Work required: Below are the records. Retype, exactly, the lines from the first through the line with "mutation_scale=18, shrinkA=0, shrinkB=0))", and leave out the pictures.
>> Start Data shown
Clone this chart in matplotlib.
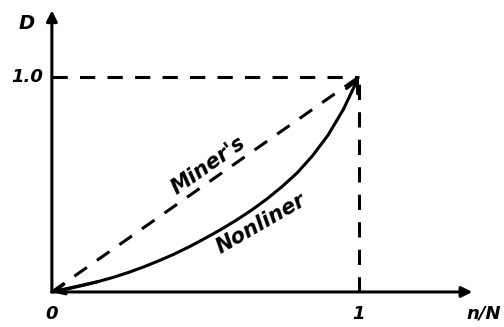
import matplotlib
matplotlib.use('Agg')
import matplotlib.pyplot as plt

# Nonlinear damage curve
ratio = [0.0, 0.05, 0.1, 0.15, 0.2, 0.25, 0.3, 0.35, 0.4, 0.45, 0.5,
         0.55, 0.6, 0.65, 0.7, 0.75, 0.8, 0.85, 0.9, 0.95, 1.0]
damage = [0.0, 0.014, 0.030, 0.048, 0.068, 0.091, 0.117, 0.146, 0.177, 0.212, 0.25,
          0.29, 0.333, 0.38, 0.432, 0.49, 0.555, 0.635, 0.73, 0.85, 1.0]

# Miner's linear rule
miner_x = [0.0, 1.0]
miner_y = [0.0, 1.0]

x_ticks = [0, 1]
x_tick_labels = ['0', '1']
y_tick = 1.0
y_tick_label = '1.0'

font = dict(family='DejaVu Sans', style='italic', weight='bold', color='black')

fig = plt.figure(figsize=(5.04, 3.27), dpi=100)
ax = fig.add_axes([0, 0, 1, 1])
ax.set_xlim(-0.169, 1.473)
ax.set_ylim(-0.163, 1.358)
ax.axis('off')

lw = 2.2

# axes with arrows
ax.annotate('', xy=(1.37, 0), xytext=(0, 0),
            arrowprops=dict(arrowstyle='-|>', lw=lw, color='black',
                            mutation_scale=16, shrinkA=0, shrinkB=0))
ax.annotate('', xy=(0, 1.31), xytext=(0, 0),
            arrowprops=dict(arrowstyle='-|>', lw=lw, color='black',
                            mutation_scale=16, shrinkA=0, shrinkB=0))

# dashed guides at D = 1 and n/N = 1
ax.plot([0, 1], [y_tick, y_tick], ls=(0, (5, 4)), lw=lw, color='black')
ax.plot([1, 1], [0, y_tick], ls=(0, (5, 4)), lw=lw, color='black')

# Miner's line
ax.plot(miner_x, miner_y, ls=(0, (5, 4)), lw=lw, color='black')

# nonlinear curve, arrow heads at both ends
ax.plot(ratio[:-1], damage[:-1], lw=lw, color='black', solid_capstyle='round')
ax.annotate('', xy=(ratio[-1], damage[-1]), xytext=(ratio[-2], damage[-2]),
            arrowprops=dict(arrowstyle='->', lw=lw, color='black',
                            mutation_scale=22, shrinkA=0, shrinkB=0))
ax.annotate('', xy=(ratio[0], damage[0]), xytext=(ratio[3], damage[3]),
            arrowprops=dict(arrowstyle='->', lw=lw, color='black',
                            mutation_scale=18, shrinkA=0, shrinkB=0))

# labels
for xv, lab in zip(x_ticks, x_tick_labels):
    ax.text(xv, -0.06, lab, ha='center', va='top', fontsize=13, **font)
ax.text(-0.03, y_tick, y_tick_label, ha='right', va='center', fontsize=13, **font)
ax.text(-0.055, 1.25, 'D', ha='right', va='center', fontsize=14, **font)
ax.text(1.462, -0.06, 'n/N', ha='right', va='top', fontsize=13, **font)

ax.text(0.51, 0.59, "Miner's", ha='center', va='center', rotation=35,
        fontsize=15, **font)
ax.text(0.68, 0.315, 'Nonliner', ha='center', va='center', rotation=30,
        fontsize=15, **font)

fig.savefig('out.png', dpi=100)
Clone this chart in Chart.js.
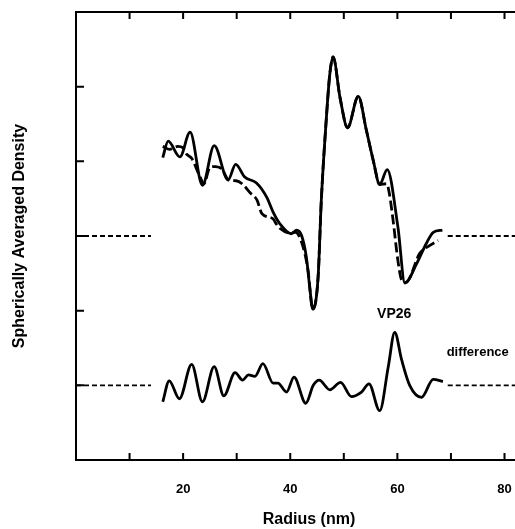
<!DOCTYPE html>
<html>
<head>
<meta charset="utf-8">
<script src="https://cdn.jsdelivr.net/npm/chart.js@4.4.1/dist/chart.umd.min.js"></script>
<style>
  html, body { margin: 0; padding: 0; background: #fff; overflow: hidden; }
</style>
</head>
<body>
<canvas id="densityChart" width="542" height="529"></canvas>
<script>
// Spherically averaged density vs radius, with VP26 difference profile

// full capsid profile (solid)
const radiusSolid = [16.2, 17.2, 19.4, 21.3, 23.6, 25.8, 28.4, 29.8, 31.5, 33.7, 35.6, 36.8, 38.1, 40.2, 41.2, 42.1, 43.0, 43.7, 44.2, 45.2, 45.8, 46.8, 47.4, 48.0, 49.3, 50.7, 52.7, 54.2, 55.5, 56.7, 58.1, 60.1, 61.4, 63.6, 65.4, 66.7, 68.4];
const densitySolid = [4.05, 4.27, 4.06, 4.39, 3.68, 4.21, 3.75, 3.96, 3.79, 3.71, 3.52, 3.32, 3.16, 3.03, 3.08, 3.01, 2.72, 2.27, 2.02, 2.45, 3.48, 4.64, 5.18, 5.40, 4.85, 4.45, 4.87, 4.42, 4.01, 3.69, 3.89, 3.12, 2.37, 2.63, 2.90, 3.05, 3.08];

// profile without VP26 (dashed)
const radiusDashed = [16.2, 17.5, 19.0, 20.0, 20.6, 21.6, 23.1, 23.9, 25.0, 26.1, 27.2, 28.5, 29.9, 31.0, 32.5, 33.8, 34.7, 36.8, 37.4, 38.1, 39.9, 41.0, 42.2, 43.3, 44.2, 45.2, 45.8, 46.8, 47.4, 48.0, 49.3, 50.7, 52.7, 54.2, 55.5, 56.7, 58.0, 58.5, 59.2, 60.1, 60.8, 61.6, 64.2, 66.0, 67.6];
const densityDashed = [4.20, 4.16, 4.20, 4.18, 4.10, 4.04, 3.80, 3.70, 3.92, 3.93, 3.90, 3.75, 3.74, 3.70, 3.58, 3.48, 3.30, 3.23, 3.16, 3.10, 3.04, 3.05, 2.90, 2.55, 2.02, 2.45, 3.48, 4.64, 5.18, 5.40, 4.85, 4.45, 4.87, 4.42, 4.01, 3.69, 3.70, 3.57, 3.21, 2.67, 2.41, 2.38, 2.77, 2.87, 2.94];

// difference (VP26)
const radiusDiff = [16.2, 17.4, 19.3, 21.6, 23.6, 25.8, 27.6, 29.7, 31.1, 32.2, 33.4, 34.9, 36.8, 37.7, 39.3, 40.7, 42.9, 44.3, 45.4, 47.4, 49.4, 51.4, 53.3, 54.7, 56.7, 58.3, 59.5, 60.8, 62.3, 64.5, 66.7, 68.5];
const densityDiff = [0.78, 1.06, 0.82, 1.28, 0.78, 1.25, 0.86, 1.17, 1.07, 1.14, 1.12, 1.29, 1.03, 1.03, 0.91, 1.11, 0.76, 1.00, 1.07, 0.94, 1.04, 0.85, 0.91, 1.02, 0.66, 1.25, 1.71, 1.34, 1.00, 0.84, 1.08, 1.05];

// zero levels drawn as short dashed stubs outside the data
const baselineLevels = [3, 1];
const baselineLeft = [0, 14];
const baselineRight = [69.4, 87];

const xTicks = [20, 40, 60, 80];
const FONT = '"Liberation Sans", Arial, Helvetica, sans-serif';

const toPoints = (xs, ys) => xs.map((x, i) => ({ x, y: ys[i] }));

const curve = (data, dash) => ({
  data,
  borderColor: '#000',
  borderWidth: 2.8,
  borderDash: dash,
  pointRadius: 0,
  fill: false,
  cubicInterpolationMode: 'monotone'
});

const stub = (xs, level) => ({
  data: xs.map(x => ({ x, y: level })),
  borderColor: '#000',
  borderWidth: 1.8,
  borderDash: [5, 3],
  pointRadius: 0,
  fill: false
});

const datasets = [
  curve(toPoints(radiusDashed, densityDashed), [10, 4]),
  curve(toPoints(radiusSolid, densitySolid), []),
  curve(toPoints(radiusDiff, densityDiff), [])
];
baselineLevels.forEach(level => {
  datasets.push(stub(baselineLeft, level));
  datasets.push(stub(baselineRight, level));
});

// inward tick marks, top frame line and the two text labels
const framePlugin = {
  id: 'frame',
  afterDraw(chart) {
    const { ctx, chartArea: a, scales: { x, y } } = chart;
    ctx.save();
    ctx.strokeStyle = '#000';
    ctx.lineWidth = 2;
    ctx.beginPath();
    ctx.moveTo(a.left, a.top);
    ctx.lineTo(a.right, a.top);
    x.ticks.forEach(t => {
      if (t.value <= 0 || t.value % 10 !== 0) return;
      const px = x.getPixelForValue(t.value);
      ctx.moveTo(px, a.bottom);
      ctx.lineTo(px, a.bottom - 7);
      ctx.moveTo(px, a.top);
      ctx.lineTo(px, a.top + 7);
    });
    y.ticks.forEach(t => {
      if (t.value <= 0 || t.value >= 6) return;
      const py = y.getPixelForValue(t.value);
      ctx.moveTo(a.left, py);
      ctx.lineTo(a.left + 8, py);
    });
    ctx.stroke();

    ctx.fillStyle = '#000';
    ctx.textAlign = 'center';
    ctx.textBaseline = 'middle';
    ctx.font = 'bold 14px ' + FONT;
    ctx.fillText('VP26', x.getPixelForValue(59.4), y.getPixelForValue(1.95));
    ctx.font = 'bold 13px ' + FONT;
    ctx.fillText('difference', x.getPixelForValue(75), y.getPixelForValue(1.44));
    ctx.restore();
  }
};

new Chart(document.getElementById('densityChart'), {
  type: 'line',
  data: { datasets },
  plugins: [framePlugin],
  options: {
    responsive: false,
    animation: false,
    layout: { padding: { top: 12, right: 0, left: 0, bottom: 0 } },
    plugins: {
      legend: { display: false },
      tooltip: { enabled: false }
    },
    scales: {
      x: {
        type: 'linear',
        min: 0,
        max: 87,
        afterFit: s => { s.height = 69; },
        // invisible tick marks only push the labels down
        grid: { display: true, drawOnChartArea: false, drawTicks: true, tickLength: 22, color: 'rgba(0,0,0,0)' },
        border: { display: true, color: '#000', width: 2 },
        ticks: {
          stepSize: 10,
          autoSkip: false,
          maxRotation: 0,
          padding: 0,
          color: '#000',
          font: { family: FONT, size: 13, weight: 'bold' },
          callback: v => (xTicks.includes(v) ? String(v) : '')
        },
        title: {
          display: true,
          text: 'Radius (nm)',
          color: '#000',
          padding: 0,
          font: { family: FONT, size: 16, weight: 'bold' }
        }
      },
      y: {
        min: 0,
        max: 6,
        afterFit: s => { s.width = 76; },
        grid: { display: false, drawTicks: false },
        border: { display: true, color: '#000', width: 2 },
        ticks: { stepSize: 1, display: false },
        title: {
          display: true,
          text: 'Spherically Averaged Density',
          color: '#000',
          padding: { top: 10 },
          font: { family: FONT, size: 16, weight: 'bold' }
        }
      }
    }
  }
});
</script>
</body>
</html>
>> End Data shown
Answer in full:
Clone this chart in matplotlib.
import matplotlib
matplotlib.use('Agg')
import matplotlib.pyplot as plt

# Nonlinear damage curve
ratio = [0.0, 0.05, 0.1, 0.15, 0.2, 0.25, 0.3, 0.35, 0.4, 0.45, 0.5,
         0.55, 0.6, 0.65, 0.7, 0.75, 0.8, 0.85, 0.9, 0.95, 1.0]
damage = [0.0, 0.014, 0.030, 0.048, 0.068, 0.091, 0.117, 0.146, 0.177, 0.212, 0.25,
          0.29, 0.333, 0.38, 0.432, 0.49, 0.555, 0.635, 0.73, 0.85, 1.0]

# Miner's linear rule
miner_x = [0.0, 1.0]
miner_y = [0.0, 1.0]

x_ticks = [0, 1]
x_tick_labels = ['0', '1']
y_tick = 1.0
y_tick_label = '1.0'

font = dict(family='DejaVu Sans', style='italic', weight='bold', color='black')

fig = plt.figure(figsize=(5.04, 3.27), dpi=100)
ax = fig.add_axes([0, 0, 1, 1])
ax.set_xlim(-0.169, 1.473)
ax.set_ylim(-0.163, 1.358)
ax.axis('off')

lw = 2.2

# axes with arrows
ax.annotate('', xy=(1.37, 0), xytext=(0, 0),
            arrowprops=dict(arrowstyle='-|>', lw=lw, color='black',
                            mutation_scale=16, shrinkA=0, shrinkB=0))
ax.annotate('', xy=(0, 1.31), xytext=(0, 0),
            arrowprops=dict(arrowstyle='-|>', lw=lw, color='black',
                            mutation_scale=16, shrinkA=0, shrinkB=0))

# dashed guides at D = 1 and n/N = 1
ax.plot([0, 1], [y_tick, y_tick], ls=(0, (5, 4)), lw=lw, color='black')
ax.plot([1, 1], [0, y_tick], ls=(0, (5, 4)), lw=lw, color='black')

# Miner's line
ax.plot(miner_x, miner_y, ls=(0, (5, 4)), lw=lw, color='black')

# nonlinear curve, arrow heads at both ends
ax.plot(ratio[:-1], damage[:-1], lw=lw, color='black', solid_capstyle='round')
ax.annotate('', xy=(ratio[-1], damage[-1]), xytext=(ratio[-2], damage[-2]),
            arrowprops=dict(arrowstyle='->', lw=lw, color='black',
                            mutation_scale=22, shrinkA=0, shrinkB=0))
ax.annotate('', xy=(ratio[0], damage[0]), xytext=(ratio[3], damage[3]),
            arrowprops=dict(arrowstyle='->', lw=lw, color='black',
                            mutation_scale=18, shrinkA=0, shrinkB=0))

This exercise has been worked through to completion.